**Work required:**
Copy out the entries below in full and exactly.

[start of Source material]

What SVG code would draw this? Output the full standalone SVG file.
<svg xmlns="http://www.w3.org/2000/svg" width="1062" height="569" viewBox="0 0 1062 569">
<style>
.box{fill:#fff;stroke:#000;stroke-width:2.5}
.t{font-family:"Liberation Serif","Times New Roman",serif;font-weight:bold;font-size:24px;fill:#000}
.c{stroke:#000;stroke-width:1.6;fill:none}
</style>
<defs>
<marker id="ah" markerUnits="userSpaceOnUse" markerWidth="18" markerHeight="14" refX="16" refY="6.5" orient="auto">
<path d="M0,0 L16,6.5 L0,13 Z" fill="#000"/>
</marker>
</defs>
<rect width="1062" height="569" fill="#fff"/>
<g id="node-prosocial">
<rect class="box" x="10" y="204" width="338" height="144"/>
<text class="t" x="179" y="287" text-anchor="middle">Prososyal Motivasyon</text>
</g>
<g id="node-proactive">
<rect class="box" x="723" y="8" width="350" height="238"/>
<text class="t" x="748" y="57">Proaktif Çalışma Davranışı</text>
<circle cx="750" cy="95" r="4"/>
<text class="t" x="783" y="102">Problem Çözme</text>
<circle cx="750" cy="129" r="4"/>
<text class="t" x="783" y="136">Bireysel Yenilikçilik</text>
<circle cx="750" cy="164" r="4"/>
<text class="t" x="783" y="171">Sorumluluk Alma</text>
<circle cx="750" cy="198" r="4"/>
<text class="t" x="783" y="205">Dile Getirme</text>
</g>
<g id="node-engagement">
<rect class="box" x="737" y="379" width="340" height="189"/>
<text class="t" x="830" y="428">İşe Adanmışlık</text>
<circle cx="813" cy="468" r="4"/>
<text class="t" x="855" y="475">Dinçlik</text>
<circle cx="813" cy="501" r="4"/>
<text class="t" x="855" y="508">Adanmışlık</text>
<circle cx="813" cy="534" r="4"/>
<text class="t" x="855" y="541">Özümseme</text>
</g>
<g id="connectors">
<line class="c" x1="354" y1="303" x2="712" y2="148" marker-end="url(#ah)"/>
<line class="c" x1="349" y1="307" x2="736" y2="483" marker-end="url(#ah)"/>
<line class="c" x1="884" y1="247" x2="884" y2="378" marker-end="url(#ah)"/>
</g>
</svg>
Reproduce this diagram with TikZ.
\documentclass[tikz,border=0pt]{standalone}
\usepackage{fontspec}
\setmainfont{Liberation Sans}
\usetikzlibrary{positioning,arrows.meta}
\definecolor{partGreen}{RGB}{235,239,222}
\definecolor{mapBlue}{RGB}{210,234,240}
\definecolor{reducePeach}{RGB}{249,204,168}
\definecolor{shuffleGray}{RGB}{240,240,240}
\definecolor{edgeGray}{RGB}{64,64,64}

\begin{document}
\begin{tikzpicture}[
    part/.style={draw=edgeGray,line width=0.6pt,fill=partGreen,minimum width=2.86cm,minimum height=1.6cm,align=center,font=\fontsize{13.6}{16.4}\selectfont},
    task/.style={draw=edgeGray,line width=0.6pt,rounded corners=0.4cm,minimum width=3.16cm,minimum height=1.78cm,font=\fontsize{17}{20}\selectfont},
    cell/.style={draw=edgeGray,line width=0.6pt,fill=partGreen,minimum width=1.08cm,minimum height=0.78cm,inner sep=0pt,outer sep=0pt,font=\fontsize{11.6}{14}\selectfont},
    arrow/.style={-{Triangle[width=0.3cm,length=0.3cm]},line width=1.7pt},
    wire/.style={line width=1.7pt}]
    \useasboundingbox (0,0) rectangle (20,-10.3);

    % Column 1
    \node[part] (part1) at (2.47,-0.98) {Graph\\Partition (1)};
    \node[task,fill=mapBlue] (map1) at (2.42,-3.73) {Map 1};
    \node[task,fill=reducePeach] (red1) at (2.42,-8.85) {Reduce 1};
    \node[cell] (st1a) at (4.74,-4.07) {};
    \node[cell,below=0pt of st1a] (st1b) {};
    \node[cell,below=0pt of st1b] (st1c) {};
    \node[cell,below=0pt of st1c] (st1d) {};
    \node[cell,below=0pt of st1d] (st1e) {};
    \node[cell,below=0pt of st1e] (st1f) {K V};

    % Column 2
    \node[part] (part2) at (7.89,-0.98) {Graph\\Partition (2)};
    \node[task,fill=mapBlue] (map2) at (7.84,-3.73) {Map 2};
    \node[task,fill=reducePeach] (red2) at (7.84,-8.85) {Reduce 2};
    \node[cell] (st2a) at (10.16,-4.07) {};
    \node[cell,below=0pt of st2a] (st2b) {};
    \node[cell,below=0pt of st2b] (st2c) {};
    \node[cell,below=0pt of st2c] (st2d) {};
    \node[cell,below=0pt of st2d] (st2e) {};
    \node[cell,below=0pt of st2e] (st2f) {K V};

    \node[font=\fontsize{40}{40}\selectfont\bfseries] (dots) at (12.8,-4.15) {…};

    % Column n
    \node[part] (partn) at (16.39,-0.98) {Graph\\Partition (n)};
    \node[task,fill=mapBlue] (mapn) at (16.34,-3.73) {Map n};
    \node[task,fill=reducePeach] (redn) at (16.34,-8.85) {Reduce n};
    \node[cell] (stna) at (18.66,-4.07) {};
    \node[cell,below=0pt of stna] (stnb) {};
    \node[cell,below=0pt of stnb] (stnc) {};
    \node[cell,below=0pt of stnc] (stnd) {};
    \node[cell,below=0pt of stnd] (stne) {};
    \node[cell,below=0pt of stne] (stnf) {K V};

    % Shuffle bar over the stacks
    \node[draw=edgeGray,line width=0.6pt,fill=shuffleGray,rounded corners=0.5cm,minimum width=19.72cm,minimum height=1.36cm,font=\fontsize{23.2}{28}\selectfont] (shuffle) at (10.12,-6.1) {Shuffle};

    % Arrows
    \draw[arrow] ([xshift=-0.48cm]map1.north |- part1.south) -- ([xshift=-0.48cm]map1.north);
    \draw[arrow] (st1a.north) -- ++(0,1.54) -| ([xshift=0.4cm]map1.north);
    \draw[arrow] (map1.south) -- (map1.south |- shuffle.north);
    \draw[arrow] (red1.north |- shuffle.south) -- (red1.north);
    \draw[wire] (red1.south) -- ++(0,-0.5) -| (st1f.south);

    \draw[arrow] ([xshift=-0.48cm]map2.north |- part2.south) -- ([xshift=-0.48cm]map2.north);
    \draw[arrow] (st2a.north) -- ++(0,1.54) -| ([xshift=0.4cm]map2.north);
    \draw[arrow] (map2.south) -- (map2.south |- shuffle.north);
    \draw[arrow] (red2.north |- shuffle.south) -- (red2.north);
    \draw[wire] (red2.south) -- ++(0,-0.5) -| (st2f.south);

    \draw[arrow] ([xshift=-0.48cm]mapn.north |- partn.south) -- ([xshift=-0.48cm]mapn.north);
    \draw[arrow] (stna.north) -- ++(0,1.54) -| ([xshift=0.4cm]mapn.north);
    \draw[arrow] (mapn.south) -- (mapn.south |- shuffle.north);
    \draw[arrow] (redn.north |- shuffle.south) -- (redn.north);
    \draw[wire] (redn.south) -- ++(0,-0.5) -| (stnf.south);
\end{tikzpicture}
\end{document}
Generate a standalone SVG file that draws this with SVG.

[end of Source material]

**Solution:**
What SVG code would draw this? Output the full standalone SVG file.
<svg xmlns="http://www.w3.org/2000/svg" width="1062" height="569" viewBox="0 0 1062 569">
<style>
.box{fill:#fff;stroke:#000;stroke-width:2.5}
.t{font-family:"Liberation Serif","Times New Roman",serif;font-weight:bold;font-size:24px;fill:#000}
.c{stroke:#000;stroke-width:1.6;fill:none}
</style>
<defs>
<marker id="ah" markerUnits="userSpaceOnUse" markerWidth="18" markerHeight="14" refX="16" refY="6.5" orient="auto">
<path d="M0,0 L16,6.5 L0,13 Z" fill="#000"/>
</marker>
</defs>
<rect width="1062" height="569" fill="#fff"/>
<g id="node-prosocial">
<rect class="box" x="10" y="204" width="338" height="144"/>
<text class="t" x="179" y="287" text-anchor="middle">Prososyal Motivasyon</text>
</g>
<g id="node-proactive">
<rect class="box" x="723" y="8" width="350" height="238"/>
<text class="t" x="748" y="57">Proaktif Çalışma Davranışı</text>
<circle cx="750" cy="95" r="4"/>
<text class="t" x="783" y="102">Problem Çözme</text>
<circle cx="750" cy="129" r="4"/>
<text class="t" x="783" y="136">Bireysel Yenilikçilik</text>
<circle cx="750" cy="164" r="4"/>
<text class="t" x="783" y="171">Sorumluluk Alma</text>
<circle cx="750" cy="198" r="4"/>
<text class="t" x="783" y="205">Dile Getirme</text>
</g>
<g id="node-engagement">
<rect class="box" x="737" y="379" width="340" height="189"/>
<text class="t" x="830" y="428">İşe Adanmışlık</text>
<circle cx="813" cy="468" r="4"/>
<text class="t" x="855" y="475">Dinçlik</text>
<circle cx="813" cy="501" r="4"/>
<text class="t" x="855" y="508">Adanmışlık</text>
<circle cx="813" cy="534" r="4"/>
<text class="t" x="855" y="541">Özümseme</text>
</g>
<g id="connectors">
<line class="c" x1="354" y1="303" x2="712" y2="148" marker-end="url(#ah)"/>
<line class="c" x1="349" y1="307" x2="736" y2="483" marker-end="url(#ah)"/>
<line class="c" x1="884" y1="247" x2="884" y2="378" marker-end="url(#ah)"/>
</g>
</svg>
Reproduce this diagram with TikZ.
\documentclass[tikz,border=0pt]{standalone}
\usepackage{fontspec}
\setmainfont{Liberation Sans}
\usetikzlibrary{positioning,arrows.meta}
\definecolor{partGreen}{RGB}{235,239,222}
\definecolor{mapBlue}{RGB}{210,234,240}
\definecolor{reducePeach}{RGB}{249,204,168}
\definecolor{shuffleGray}{RGB}{240,240,240}
\definecolor{edgeGray}{RGB}{64,64,64}

\begin{document}
\begin{tikzpicture}[
    part/.style={draw=edgeGray,line width=0.6pt,fill=partGreen,minimum width=2.86cm,minimum height=1.6cm,align=center,font=\fontsize{13.6}{16.4}\selectfont},
    task/.style={draw=edgeGray,line width=0.6pt,rounded corners=0.4cm,minimum width=3.16cm,minimum height=1.78cm,font=\fontsize{17}{20}\selectfont},
    cell/.style={draw=edgeGray,line width=0.6pt,fill=partGreen,minimum width=1.08cm,minimum height=0.78cm,inner sep=0pt,outer sep=0pt,font=\fontsize{11.6}{14}\selectfont},
    arrow/.style={-{Triangle[width=0.3cm,length=0.3cm]},line width=1.7pt},
    wire/.style={line width=1.7pt}]
    \useasboundingbox (0,0) rectangle (20,-10.3);

    % Column 1
    \node[part] (part1) at (2.47,-0.98) {Graph\\Partition (1)};
    \node[task,fill=mapBlue] (map1) at (2.42,-3.73) {Map 1};
    \node[task,fill=reducePeach] (red1) at (2.42,-8.85) {Reduce 1};
    \node[cell] (st1a) at (4.74,-4.07) {};
    \node[cell,below=0pt of st1a] (st1b) {};
    \node[cell,below=0pt of st1b] (st1c) {};
    \node[cell,below=0pt of st1c] (st1d) {};
    \node[cell,below=0pt of st1d] (st1e) {};
    \node[cell,below=0pt of st1e] (st1f) {K V};

    % Column 2
    \node[part] (part2) at (7.89,-0.98) {Graph\\Partition (2)};
    \node[task,fill=mapBlue] (map2) at (7.84,-3.73) {Map 2};
    \node[task,fill=reducePeach] (red2) at (7.84,-8.85) {Reduce 2};
    \node[cell] (st2a) at (10.16,-4.07) {};
    \node[cell,below=0pt of st2a] (st2b) {};
    \node[cell,below=0pt of st2b] (st2c) {};
    \node[cell,below=0pt of st2c] (st2d) {};
    \node[cell,below=0pt of st2d] (st2e) {};
    \node[cell,below=0pt of st2e] (st2f) {K V};

    \node[font=\fontsize{40}{40}\selectfont\bfseries] (dots) at (12.8,-4.15) {…};

    % Column n
    \node[part] (partn) at (16.39,-0.98) {Graph\\Partition (n)};
    \node[task,fill=mapBlue] (mapn) at (16.34,-3.73) {Map n};
    \node[task,fill=reducePeach] (redn) at (16.34,-8.85) {Reduce n};
    \node[cell] (stna) at (18.66,-4.07) {};
    \node[cell,below=0pt of stna] (stnb) {};
    \node[cell,below=0pt of stnb] (stnc) {};
    \node[cell,below=0pt of stnc] (stnd) {};
    \node[cell,below=0pt of stnd] (stne) {};
    \node[cell,below=0pt of stne] (stnf) {K V};

    % Shuffle bar over the stacks
    \node[draw=edgeGray,line width=0.6pt,fill=shuffleGray,rounded corners=0.5cm,minimum width=19.72cm,minimum height=1.36cm,font=\fontsize{23.2}{28}\selectfont] (shuffle) at (10.12,-6.1) {Shuffle};

    % Arrows
    \draw[arrow] ([xshift=-0.48cm]map1.north |- part1.south) -- ([xshift=-0.48cm]map1.north);
    \draw[arrow] (st1a.north) -- ++(0,1.54) -| ([xshift=0.4cm]map1.north);
    \draw[arrow] (map1.south) -- (map1.south |- shuffle.north);
    \draw[arrow] (red1.north |- shuffle.south) -- (red1.north);
    \draw[wire] (red1.south) -- ++(0,-0.5) -| (st1f.south);

    \draw[arrow] ([xshift=-0.48cm]map2.north |- part2.south) -- ([xshift=-0.48cm]map2.north);
    \draw[arrow] (st2a.north) -- ++(0,1.54) -| ([xshift=0.4cm]map2.north);
    \draw[arrow] (map2.south) -- (map2.south |- shuffle.north);
    \draw[arrow] (red2.north |- shuffle.south) -- (red2.north);
    \draw[wire] (red2.south) -- ++(0,-0.5) -| (st2f.south);

    \draw[arrow] ([xshift=-0.48cm]mapn.north |- partn.south) -- ([xshift=-0.48cm]mapn.north);
    \draw[arrow] (stna.north) -- ++(0,1.54) -| ([xshift=0.4cm]mapn.north);
    \draw[arrow] (mapn.south) -- (mapn.south |- shuffle.north);
    \draw[arrow] (redn.north |- shuffle.south) -- (redn.north);
    \draw[wire] (redn.south) -- ++(0,-0.5) -| (stnf.south);
\end{tikzpicture}
\end{document}
Generate a standalone SVG file that draws this with SVG.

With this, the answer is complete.